Despite the richness and variety of different conceptualizations of soul, we have a sense of what Caroline Myss means when she says the mind can get in the way and that the "awakened soul will agitate and pull you." For we think of soul as operating at a higher level than the rational, calculating aspects or conventional thinking of mind. As soul comes into play, which it naturally does to a greater extent later in life, it can feel as if it is the most intimate part of you and yet also not of you as you have previously known yourself in a more circumscribed form. It becomes a new kind of guidance system, something which clearly challenges us to develop new capacities to meet a new perspective. But if you're like me, someone who doesn't have a single life-changing "aha" moment but rather little realizations that I can't always apply immediately to my life (which I suspect is most people), there will inevitably be conflict.

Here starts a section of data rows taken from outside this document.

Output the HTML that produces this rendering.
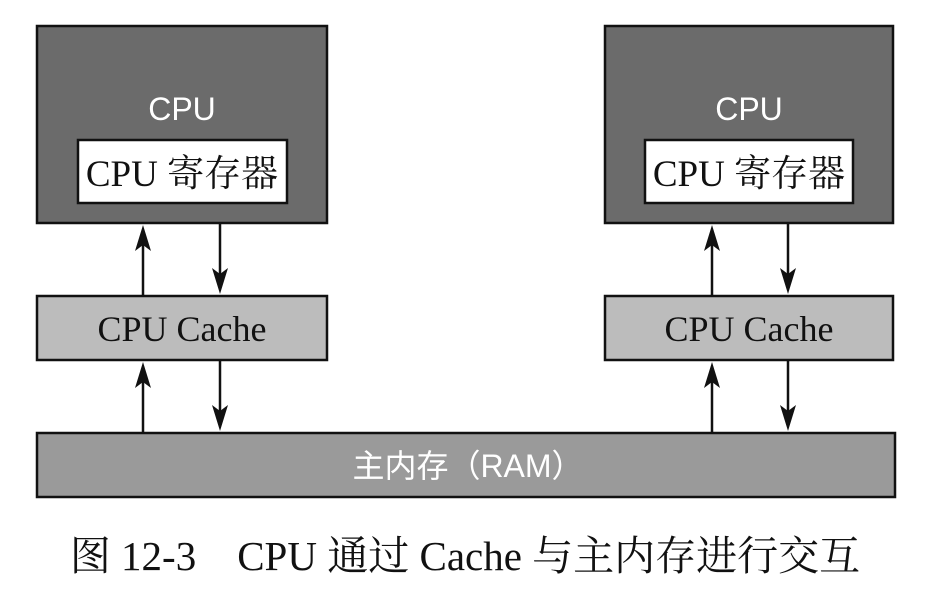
<!DOCTYPE html>
<html><head><meta charset="utf-8"><style>
html,body{margin:0;padding:0;background:#fff;width:939px;height:600px;overflow:hidden}
</style></head><body>
<svg width="939" height="600" viewBox="0 0 939 600" xmlns="http://www.w3.org/2000/svg">
<g stroke="#111" stroke-width="2.5">
<rect x="37" y="26" width="290" height="197" fill="#6b6b6b"/>
<rect x="605" y="26" width="288" height="197" fill="#6b6b6b"/>
<rect x="78" y="140" width="209" height="63" fill="#fff"/>
<rect x="645" y="140" width="208" height="63" fill="#fff"/>
<rect x="37" y="296" width="290" height="64" fill="#bcbcbc"/>
<rect x="605" y="296" width="288" height="64" fill="#bcbcbc"/>
<rect x="37" y="433" width="858" height="64" fill="#9a9a9a"/>
</g>
<g stroke="#111" stroke-width="2.5">
<line x1="143" y1="296" x2="143" y2="240"/>
<line x1="220" y1="223" x2="220" y2="280"/>
<line x1="143" y1="433" x2="143" y2="377"/>
<line x1="220" y1="360" x2="220" y2="417"/>
<line x1="712" y1="296" x2="712" y2="240"/>
<line x1="788" y1="223" x2="788" y2="280"/>
<line x1="712" y1="433" x2="712" y2="377"/>
<line x1="788" y1="360" x2="788" y2="417"/>
</g>
<g fill="#111">
<path d="M143,225 L151,251 L143,245 L135,251 z"/>
<path d="M143,362 L151,388 L143,382 L135,388 z"/>
<path d="M712,225 L720,251 L712,245 L704,251 z"/>
<path d="M712,362 L720,388 L712,382 L704,388 z"/>
<path d="M220,294 L228,268 L220,274 L212,268 z"/>
<path d="M220,431 L228,405 L220,411 L212,405 z"/>
<path d="M788,294 L796,268 L788,274 L780,268 z"/>
<path d="M788,431 L796,405 L788,411 L780,405 z"/>
</g>
<g font-family="'Liberation Sans','Noto Sans CJK SC',sans-serif" fill="#fff" font-size="32" text-anchor="middle">
<text x="182" y="120">CPU</text>
<text x="749" y="120">CPU</text>
<text x="468" y="477">主内存（RAM）</text>
</g>
<g font-family="'Liberation Serif','Noto Serif CJK SC',serif" fill="#111" text-anchor="middle">
<text x="182" y="186" font-size="37">CPU 寄存器</text>
<text x="749" y="186" font-size="37">CPU 寄存器</text>
<text x="182" y="341" font-size="36">CPU Cache</text>
<text x="749" y="341" font-size="36">CPU Cache</text>
<text x="465" y="570" font-size="41">图 12-3　CPU 通过 Cache 与主内存进行交互</text>
</g>
</svg>
</body></html>
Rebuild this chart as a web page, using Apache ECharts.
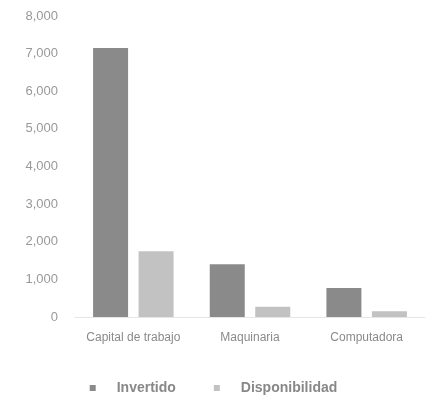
<!DOCTYPE html>
<html>
<head>
<meta charset="utf-8">
<script src="https://cdn.jsdelivr.net/npm/echarts@6/dist/echarts.min.js"></script>
<style>html,body{margin:0;padding:0;background:#fff}#c{width:427px;height:400px}</style>
</head>
<body>
<div id="c"></div>
<script>
var categories = ['Capital de trabajo', 'Maquinaria', 'Computadora'];
var invertido = [7150, 1400, 770];
var disponibilidad = [1750, 270, 150];
var seriesNames = ['Invertido', 'Disponibilidad'];

var chart = echarts.init(document.getElementById('c'));
chart.setOption({
  animation: false,
  color: ['#8a8a8a', '#c2c2c2'],
  grid: { left: 75, right: 2, top: 16, bottom: 83 },
  legend: {
    bottom: 5, left: 'center', padding: 0,
    itemWidth: 6, itemHeight: 6, itemGap: 38,
    icon: 'rect',
    textStyle: { color: '#888', fontSize: 14, fontWeight: 'bold', fontFamily: 'Liberation Sans', padding: [0, 0, 0, 16] },
    data: seriesNames
  },
  xAxis: {
    type: 'category', data: categories,
    axisLine: { lineStyle: { color: '#e6e6e6' } },
    axisTick: { show: false },
    axisLabel: { color: '#8a8a8a', fontSize: 12, margin: 15, interval: 0, fontFamily: 'Liberation Sans' }
  },
  yAxis: {
    type: 'value', min: 0, max: 8000, interval: 1000,
    axisLine: { show: false }, axisTick: { show: false },
    splitLine: { show: false },
    axisLabel: {
      color: '#999', fontSize: 13, margin: 17, fontFamily: 'Liberation Sans',
      formatter: function (v) { return v === 0 ? '0' : v.toLocaleString('en-US'); }
    }
  },
  series: [
    { name: seriesNames[0], type: 'bar', data: invertido, barWidth: 35, barGap: '30%' },
    { name: seriesNames[1], type: 'bar', data: disponibilidad, barWidth: 35 }
  ]
});
</script>
</body>
</html>
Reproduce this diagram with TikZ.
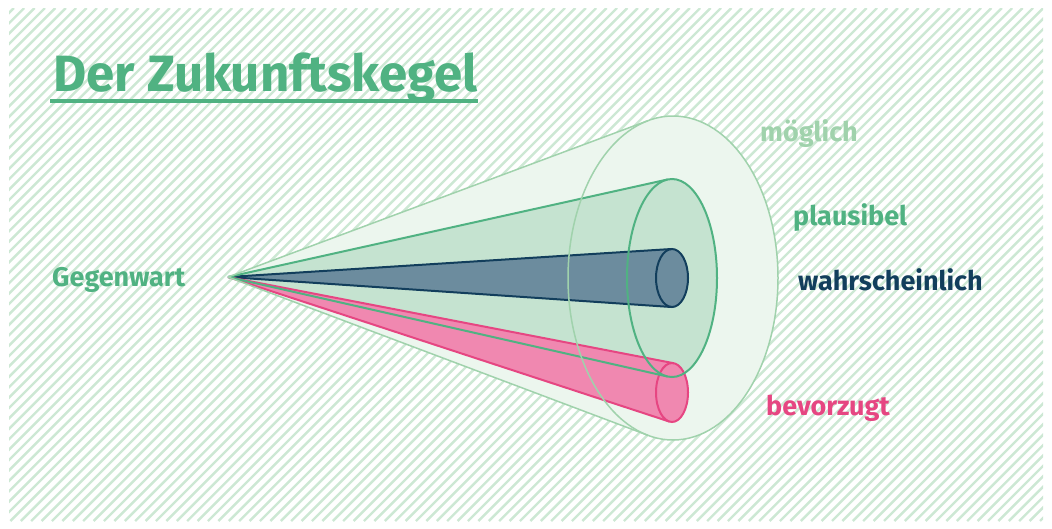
\documentclass[tikz,border=0pt]{standalone}
\usepackage{fontspec}
\setmainfont{Fira Sans}
\usepackage{tikz}
\definecolor{hatchink}{RGB}{205, 232, 212}
\definecolor{moeglink}{RGB}{160, 210, 172}
\definecolor{moeglfill}{RGB}{236, 246, 238}
\definecolor{plausink}{RGB}{80, 178, 130}
\definecolor{plausfill}{RGB}{197, 227, 208}
\definecolor{wahrink}{RGB}{18, 62, 92}
\definecolor{wahrfill}{RGB}{108, 140, 158}
\definecolor{bevink}{RGB}{230, 70, 130}
\definecolor{bevfill}{RGB}{240, 136, 176}

\begin{document}
\begin{tikzpicture}[x=1pt, y=-1pt,
  tag/.style={font=\bfseries\fontsize{27}{30}\selectfont, anchor=base west, inner sep=0pt}]
  \useasboundingbox (0,0) rectangle (1052,528);
  % stripes behind everything
  \begin{scope}
    \clip (9,8) rectangle (1043,521);
    \foreach \k in {-50,...,101}
      \draw[hatchink, line width=2.4pt] ({\k*10.4},521) -- ({\k*10.4+513},8);
  \end{scope}
  \node[tag, plausink, font=\bfseries\fontsize{51}{56}\selectfont] (titel) at (53,91) {Der Zukunftskegel};
  \draw[plausink, line width=4.5pt] (titel.base west) ++(-3,10) -- ++(428,0);
  \coordinate (jetzt) at (228,277);
  % fills
  \fill[moeglfill] (jetzt) -- (648.2,120.6) -- (648.2,435.4) -- cycle;
  \fill[moeglfill] (673,278) ellipse (105 and 162);
  \fill[plausfill] (jetzt) -- (667.4,179.5) -- (667.4,376.5) -- cycle;
  \fill[plausfill] (672,278) ellipse (45 and 99);
  \fill[wahrfill] (jetzt) -- (671.4,249) -- (671.4,307) -- cycle;
  \fill[wahrfill] (672,278) ellipse (16 and 29);
  \fill[bevfill] (jetzt) -- (673.7,363.2) -- (669.2,421.5) -- cycle;
  \fill[bevfill] (672,392.5) ellipse (16 and 29.5);
  % outlines
  \draw[wahrink, line width=2pt] (jetzt) -- (671.4,249) (jetzt) -- (671.4,307);
  \draw[wahrink, line width=2pt] (672,278) ellipse (16 and 29);
  \draw[bevink, line width=2pt] (jetzt) -- (673.7,363.2) (jetzt) -- (669.2,421.5);
  \draw[bevink, line width=2pt] (672,392.5) ellipse (16 and 29.5);
  \draw[plausink, line width=2pt] (jetzt) -- (667.4,179.5) (jetzt) -- (667.4,376.5);
  \draw[plausink, line width=2pt] (672,278) ellipse (45 and 99);
  \draw[moeglink, line width=1.5pt] (jetzt) -- (648.2,120.6) (jetzt) -- (648.2,435.4);
  \draw[moeglink, line width=1.5pt] (673,278) ellipse (105 and 162);
  % labels
  \node[tag, plausink] (gegenwart) at (52,286) {Gegenwart};
  \node[tag, moeglink] (moeglich) at (760,141) {möglich};
  \node[tag, plausink] (plausibel) at (793,225) {plausibel};
  \node[tag, wahrink] (wahrsch) at (798,290) {wahrscheinlich};
  \node[tag, bevink] (bevorzugt) at (766,415) {bevorzugt};
\end{tikzpicture}
\end{document}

Sometimes that conflict is based in my own weaknesses or even delusions about myself, but sometimes it is also based in ways I have adopted conventional thinking about any number of things that I also know don't correspond to my most deeply held beliefs (elements of superego, aspects of conventional morality, etc.) but to which I am giving the weight of soul guidance. So how does one discern? How do we know when we are congruent or in alignment with our soul? How do we determine what is a nagging doubt based in our insecurities or worry about what other people will think and a more fundamental incongruence between what we are becoming and what we have been, between a new and an old perspective? Since soul is something more individualized than spirit, which is the same in all of us, how do we know when ego and/or personality is operating in the service of soul or serving to undermine it? How might our very conceptions of soul come to bear on our understanding of ourselves in relating to the world? For example, if we are thinking about issues through the filter of a soul model that is essentially about purification, do we lessen the importance of ecstatic states that might be more in evidence as a matter of soul in a mythical model that might more comfortably include Dionysian elements? If we see soul primarily as an instrument for moral development of a puritanical nature, might we ignore or neglect parts of our life that are important to soul?

One of the reasons the soul can "agitate and pull you" is that it has to do with growth and development. Like all growth, an encounter with soul is a movement into the unknown.